Task:
Select, from the material below, each line with "React" in it.

● ● ● ● ●

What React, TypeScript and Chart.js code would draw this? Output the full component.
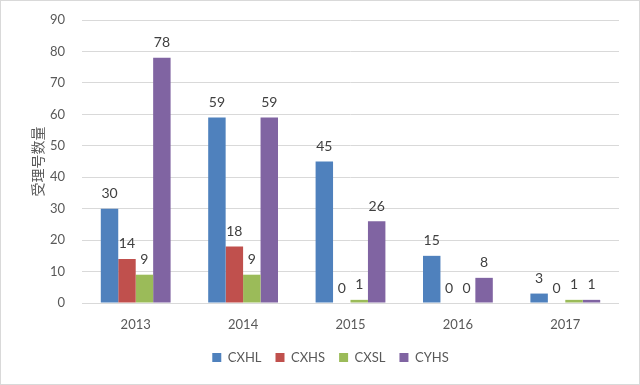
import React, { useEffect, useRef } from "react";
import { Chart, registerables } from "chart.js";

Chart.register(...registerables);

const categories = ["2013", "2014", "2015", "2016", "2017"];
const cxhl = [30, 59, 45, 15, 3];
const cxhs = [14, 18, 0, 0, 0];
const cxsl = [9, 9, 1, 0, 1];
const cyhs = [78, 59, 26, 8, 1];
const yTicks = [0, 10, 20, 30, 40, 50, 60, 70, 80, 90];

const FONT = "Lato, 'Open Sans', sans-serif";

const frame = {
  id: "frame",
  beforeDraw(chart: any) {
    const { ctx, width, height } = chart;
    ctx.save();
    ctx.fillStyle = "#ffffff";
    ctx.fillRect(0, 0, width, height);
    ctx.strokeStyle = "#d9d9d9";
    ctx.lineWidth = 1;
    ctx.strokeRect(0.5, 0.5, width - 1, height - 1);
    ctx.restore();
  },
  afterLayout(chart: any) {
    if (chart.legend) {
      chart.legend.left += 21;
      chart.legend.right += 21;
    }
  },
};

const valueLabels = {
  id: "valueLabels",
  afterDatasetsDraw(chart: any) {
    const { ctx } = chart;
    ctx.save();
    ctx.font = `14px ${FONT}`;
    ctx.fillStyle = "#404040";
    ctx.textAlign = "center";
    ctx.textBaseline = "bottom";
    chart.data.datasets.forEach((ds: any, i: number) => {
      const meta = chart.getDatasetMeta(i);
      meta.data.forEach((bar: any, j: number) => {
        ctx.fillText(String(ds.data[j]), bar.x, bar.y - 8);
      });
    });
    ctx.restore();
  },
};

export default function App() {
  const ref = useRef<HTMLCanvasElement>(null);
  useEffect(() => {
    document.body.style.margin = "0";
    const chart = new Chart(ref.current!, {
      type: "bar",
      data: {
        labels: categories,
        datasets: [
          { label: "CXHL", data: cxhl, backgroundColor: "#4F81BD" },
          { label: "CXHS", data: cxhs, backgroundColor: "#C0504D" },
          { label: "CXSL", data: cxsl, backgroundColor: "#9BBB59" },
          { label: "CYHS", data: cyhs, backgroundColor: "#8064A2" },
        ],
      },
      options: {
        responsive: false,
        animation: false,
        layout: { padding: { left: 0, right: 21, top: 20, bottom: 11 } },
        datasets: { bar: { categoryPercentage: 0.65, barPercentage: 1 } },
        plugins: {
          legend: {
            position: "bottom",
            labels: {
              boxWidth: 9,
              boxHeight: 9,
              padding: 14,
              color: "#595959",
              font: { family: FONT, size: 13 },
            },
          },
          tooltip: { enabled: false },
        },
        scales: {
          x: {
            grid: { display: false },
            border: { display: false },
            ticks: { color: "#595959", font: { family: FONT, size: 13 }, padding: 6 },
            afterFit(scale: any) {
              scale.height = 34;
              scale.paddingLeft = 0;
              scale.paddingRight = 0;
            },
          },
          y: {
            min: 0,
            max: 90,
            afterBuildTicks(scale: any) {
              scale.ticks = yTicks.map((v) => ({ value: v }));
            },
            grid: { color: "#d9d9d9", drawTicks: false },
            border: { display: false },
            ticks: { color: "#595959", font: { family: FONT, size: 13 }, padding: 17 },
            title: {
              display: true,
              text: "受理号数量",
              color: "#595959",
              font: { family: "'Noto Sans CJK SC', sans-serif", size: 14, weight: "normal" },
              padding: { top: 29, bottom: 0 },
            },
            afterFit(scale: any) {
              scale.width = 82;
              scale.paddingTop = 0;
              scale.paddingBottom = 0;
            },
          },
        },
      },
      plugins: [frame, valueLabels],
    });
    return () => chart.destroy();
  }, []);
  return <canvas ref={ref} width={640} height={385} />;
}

● ● ● ● ●

The answer:
What React, TypeScript and Chart.js code would draw this? Output the full component.
import React, { useEffect, useRef } from "react";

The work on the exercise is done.